━━ STORED DATA

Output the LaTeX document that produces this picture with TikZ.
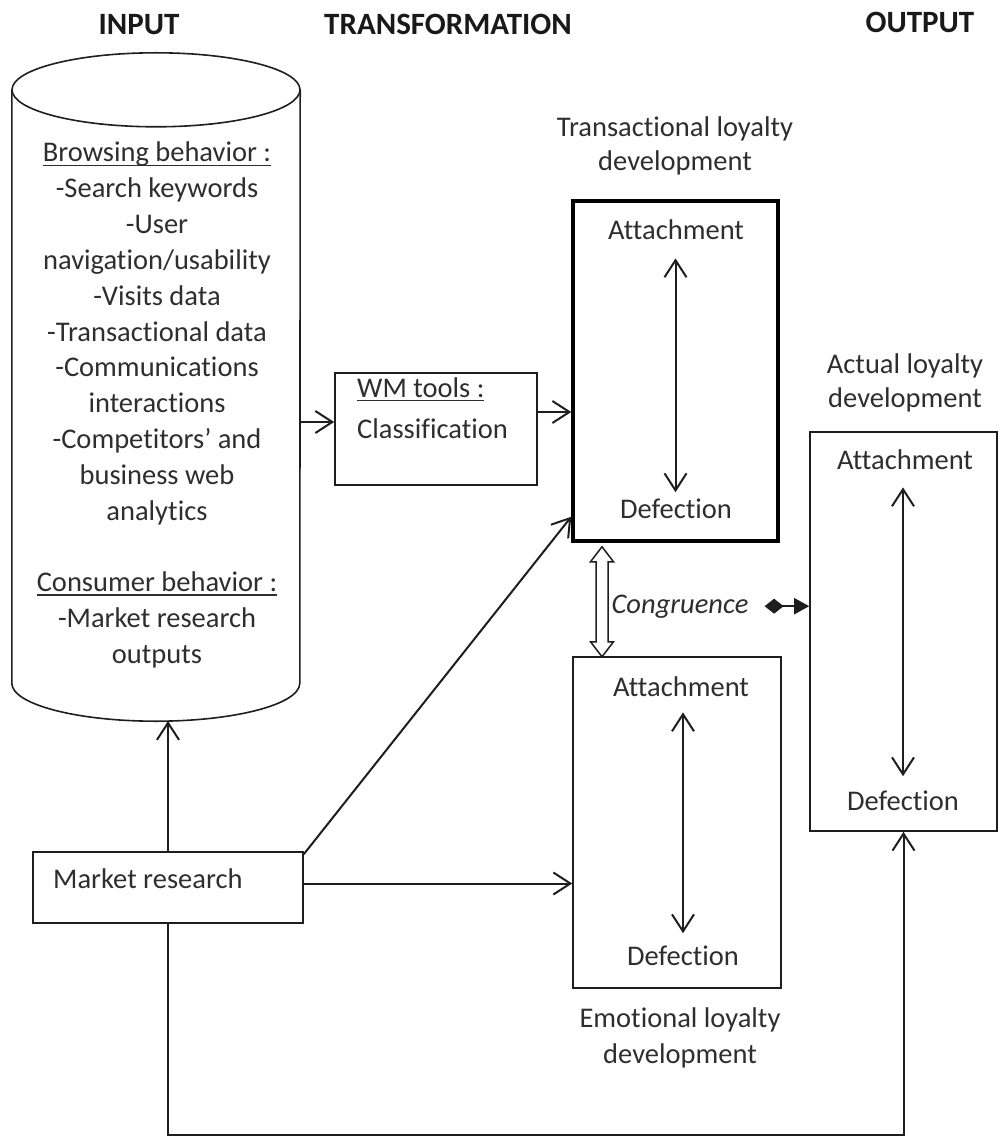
\documentclass[tikz,border=0pt]{standalone}
\usepackage{fontspec}
\setmainfont{Carlito}[Ligatures={NoCommon}]
\usetikzlibrary{arrows.meta,calc}
\definecolor{ink}{HTML}{2E2E2E}
\definecolor{linec}{HTML}{1E1E1E}
% underline drawn a little below the baseline, through the descenders
\newcommand\ulbox[1]{\setbox0=\hbox{#1}\rlap{\rule[-4pt]{\wd0}{1.4pt}}\box0}
\tikzset{barb/.tip={Straight Barb[length=17pt,width=22pt,line width=2pt]}}
\begin{document}
\begin{tikzpicture}[x=1pt,y=-1pt,
  txt/.style={font=\fontsize{28.5}{35.8}\selectfont, text=ink, inner sep=0pt, anchor=base},
  head/.style={font=\fontsize{31}{36}\selectfont\bfseries, text=black!90, inner sep=0pt, anchor=base},
  box/.style={draw=linec, line width=1.6pt, inner sep=0pt},
  thickbox/.style={draw=black, line width=3.5pt, inner sep=0pt},
  arr/.style={draw=linec, line width=2pt, -{barb}},
  dblarr/.style={draw=linec, line width=2pt, {barb}-{barb}},
  link/.style={draw=linec, line width=2pt}]
\useasboundingbox (0,0) rectangle (999,1139);

% column headings
\node[head] (hin)  at (139,35) {INPUT};
\node[head] (htr)  at (448,35) {TRANSFORMATION};
\node[head] (hout) at (920,33) {OUTPUT};

% data store (cylinder)
\node[minimum width=288pt, minimum height=593pt, inner sep=0pt] (cyl) at (156,386.5) {};
\draw[link, line width=1.6pt] (cyl.north west) -- (cyl.south west)
  arc[start angle=180, end angle=360, x radius=144pt, y radius=38pt] -- (cyl.north east);
\draw[link, line width=1.6pt] (cyl.north) ellipse [x radius=144pt, y radius=37pt];
\coordinate (cylbot) at (156,721);
\foreach \t [count=\i from 0] in {{\ulbox{Browsing behavior :}}, -Search keywords, -User,
    navigation/usability, -Visits data, -Transactional data, -Communications,
    interactions, -Competitors’ and, business web, analytics, {},
    {\ulbox{Consumer behavior :}}, -Market research, outputs}
  \node[txt] (cyl-\i) at (157,{162+35.8*\i}) {\t};

% web mining box
\node[box, minimum width=202pt, minimum height=112pt] (wm) at (436,429) {};
\node[txt, anchor=base west] (wm-1) at (357,397) {\ulbox{WM tools :}};
\node[txt, anchor=base west] (wm-2) at (357,438) {Classification};

% transactional loyalty
\node[thickbox, minimum width=205pt, minimum height=340pt] (trans) at (675.5,371) {};
\node[txt] (trans-l1) at (675,137) {Transactional loyalty};
\node[txt] (trans-l2) at (675,171) {development};
\node[txt] (ta) at (676,240) {Attachment};
\node[txt] (td) at (676,518) {Defection};
\draw[dblarr] ([yshift=-18pt]ta.south -| trans.center) -- ([yshift=6pt]td.north -| trans.center);

% emotional loyalty
\node[box, minimum width=208pt, minimum height=331pt] (emo) at (677,822.5) {};
\node[txt] (ea) at (681,696) {Attachment};
\node[txt] (ed) at (683,965) {Defection};
\node[txt] (emo-l1) at (680,1027) {Emotional loyalty};
\node[txt] (emo-l2) at (680,1063) {development};
\draw[dblarr] ([yshift=-16pt]ea.south -| ed.center) -- ([yshift=12pt]ed.north -| ed.center);

% actual loyalty
\node[box, minimum width=187pt, minimum height=399pt] (act) at (903.5,631.5) {};
\node[txt] (act-l1) at (905,373) {Actual loyalty};
\node[txt] (act-l2) at (905,407) {development};
\node[txt] (aa) at (905,469) {Attachment};
\node[txt] (ad) at (903,810) {Defection};
\draw[dblarr] ([yshift=-18pt]aa.south -| ad.center) -- ([yshift=14pt]ad.north -| ad.center);

% congruence between transactional and emotional loyalty
\coordinate (cgx) at (602,0);
\draw[link, line width=1.5pt] ([yshift=-4pt]trans.south -| cgx)
  -- ++(11.5,15) -- ++(-5.5,0) -- ++(0,80) -- ++(5.5,0) -- ++(-11.5,15)
  -- ++(-11.5,-15) -- ++(5.5,0) -- ++(0,-80) -- ++(-5.5,0) -- cycle;
\node[txt, font=\fontsize{28.5}{35.8}\selectfont\itshape] (cong) at (680,613) {Congruence};
\draw[link, {Diamond[length=19pt,width=15pt]}-{Triangle[length=15pt,width=16pt]}]
  ([xshift=16pt]cong.east) -- (act.west |- cong.east);

% market research
\node[box, minimum width=270pt, minimum height=71pt] (mr) at (168,887.5) {};
\node[txt, anchor=base west] (mr-t) at (53,888) {Market research};

% connectors
\coordinate (cylE) at (300,0);
\coordinate (wmin) at ([yshift=7pt]wm.west);
\draw[arr] (cylE |- wmin) -- (wmin);
\coordinate (wmout) at ([yshift=17pt]wm.east);
\draw[arr] (wmout) -- (trans.west |- wmout);
\draw[arr] (mr.north) -- (mr.north |- cylbot);
\draw[arr] ([yshift=-3pt]mr.north east) -- ([yshift=26pt]trans.south west);
\coordinate (mrout) at ([yshift=4pt]mr.east);
\draw[arr] (mrout) -- (emo.west |- mrout);
\coordinate (floor) at (0,1135);
\draw[arr] (mr.south) -- (mr.south |- floor) -| (act.south);
\end{tikzpicture}
\end{document}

━━━━

INSTRUCTION — Reproduce the listing word for word and omit its pictures.

ANSWER TO THIS PROBLEM —
Output the LaTeX document that produces this picture with TikZ.
\documentclass[tikz,border=0pt]{standalone}
\usepackage{fontspec}
\setmainfont{Carlito}[Ligatures={NoCommon}]
\usetikzlibrary{arrows.meta,calc}
\definecolor{ink}{HTML}{2E2E2E}
\definecolor{linec}{HTML}{1E1E1E}
% underline drawn a little below the baseline, through the descenders
\newcommand\ulbox[1]{\setbox0=\hbox{#1}\rlap{\rule[-4pt]{\wd0}{1.4pt}}\box0}
\tikzset{barb/.tip={Straight Barb[length=17pt,width=22pt,line width=2pt]}}
\begin{document}
\begin{tikzpicture}[x=1pt,y=-1pt,
  txt/.style={font=\fontsize{28.5}{35.8}\selectfont, text=ink, inner sep=0pt, anchor=base},
  head/.style={font=\fontsize{31}{36}\selectfont\bfseries, text=black!90, inner sep=0pt, anchor=base},
  box/.style={draw=linec, line width=1.6pt, inner sep=0pt},
  thickbox/.style={draw=black, line width=3.5pt, inner sep=0pt},
  arr/.style={draw=linec, line width=2pt, -{barb}},
  dblarr/.style={draw=linec, line width=2pt, {barb}-{barb}},
  link/.style={draw=linec, line width=2pt}]
\useasboundingbox (0,0) rectangle (999,1139);

% column headings
\node[head] (hin)  at (139,35) {INPUT};
\node[head] (htr)  at (448,35) {TRANSFORMATION};
\node[head] (hout) at (920,33) {OUTPUT};

% data store (cylinder)
\node[minimum width=288pt, minimum height=593pt, inner sep=0pt] (cyl) at (156,386.5) {};
\draw[link, line width=1.6pt] (cyl.north west) -- (cyl.south west)
  arc[start angle=180, end angle=360, x radius=144pt, y radius=38pt] -- (cyl.north east);
\draw[link, line width=1.6pt] (cyl.north) ellipse [x radius=144pt, y radius=37pt];
\coordinate (cylbot) at (156,721);
\foreach \t [count=\i from 0] in {{\ulbox{Browsing behavior :}}, -Search keywords, -User,
    navigation/usability, -Visits data, -Transactional data, -Communications,
    interactions, -Competitors’ and, business web, analytics, {},
    {\ulbox{Consumer behavior :}}, -Market research, outputs}
  \node[txt] (cyl-\i) at (157,{162+35.8*\i}) {\t};

% web mining box
\node[box, minimum width=202pt, minimum height=112pt] (wm) at (436,429) {};
\node[txt, anchor=base west] (wm-1) at (357,397) {\ulbox{WM tools :}};
\node[txt, anchor=base west] (wm-2) at (357,438) {Classification};

% transactional loyalty
\node[thickbox, minimum width=205pt, minimum height=340pt] (trans) at (675.5,371) {};
\node[txt] (trans-l1) at (675,137) {Transactional loyalty};
\node[txt] (trans-l2) at (675,171) {development};
\node[txt] (ta) at (676,240) {Attachment};
\node[txt] (td) at (676,518) {Defection};
\draw[dblarr] ([yshift=-18pt]ta.south -| trans.center) -- ([yshift=6pt]td.north -| trans.center);

% emotional loyalty
\node[box, minimum width=208pt, minimum height=331pt] (emo) at (677,822.5) {};
\node[txt] (ea) at (681,696) {Attachment};
\node[txt] (ed) at (683,965) {Defection};
\node[txt] (emo-l1) at (680,1027) {Emotional loyalty};
\node[txt] (emo-l2) at (680,1063) {development};
\draw[dblarr] ([yshift=-16pt]ea.south -| ed.center) -- ([yshift=12pt]ed.north -| ed.center);

% actual loyalty
\node[box, minimum width=187pt, minimum height=399pt] (act) at (903.5,631.5) {};
\node[txt] (act-l1) at (905,373) {Actual loyalty};
\node[txt] (act-l2) at (905,407) {development};
\node[txt] (aa) at (905,469) {Attachment};
\node[txt] (ad) at (903,810) {Defection};
\draw[dblarr] ([yshift=-18pt]aa.south -| ad.center) -- ([yshift=14pt]ad.north -| ad.center);

% congruence between transactional and emotional loyalty
\coordinate (cgx) at (602,0);
\draw[link, line width=1.5pt] ([yshift=-4pt]trans.south -| cgx)
  -- ++(11.5,15) -- ++(-5.5,0) -- ++(0,80) -- ++(5.5,0) -- ++(-11.5,15)
  -- ++(-11.5,-15) -- ++(5.5,0) -- ++(0,-80) -- ++(-5.5,0) -- cycle;
\node[txt, font=\fontsize{28.5}{35.8}\selectfont\itshape] (cong) at (680,613) {Congruence};
\draw[link, {Diamond[length=19pt,width=15pt]}-{Triangle[length=15pt,width=16pt]}]
  ([xshift=16pt]cong.east) -- (act.west |- cong.east);

% market research
\node[box, minimum width=270pt, minimum height=71pt] (mr) at (168,887.5) {};
\node[txt, anchor=base west] (mr-t) at (53,888) {Market research};

% connectors
\coordinate (cylE) at (300,0);
\coordinate (wmin) at ([yshift=7pt]wm.west);
\draw[arr] (cylE |- wmin) -- (wmin);
\coordinate (wmout) at ([yshift=17pt]wm.east);
\draw[arr] (wmout) -- (trans.west |- wmout);
\draw[arr] (mr.north) -- (mr.north |- cylbot);
\draw[arr] ([yshift=-3pt]mr.north east) -- ([yshift=26pt]trans.south west);
\coordinate (mrout) at ([yshift=4pt]mr.east);
\draw[arr] (mrout) -- (emo.west |- mrout);
\coordinate (floor) at (0,1135);
\draw[arr] (mr.south) -- (mr.south |- floor) -| (act.south);
\end{tikzpicture}
\end{document}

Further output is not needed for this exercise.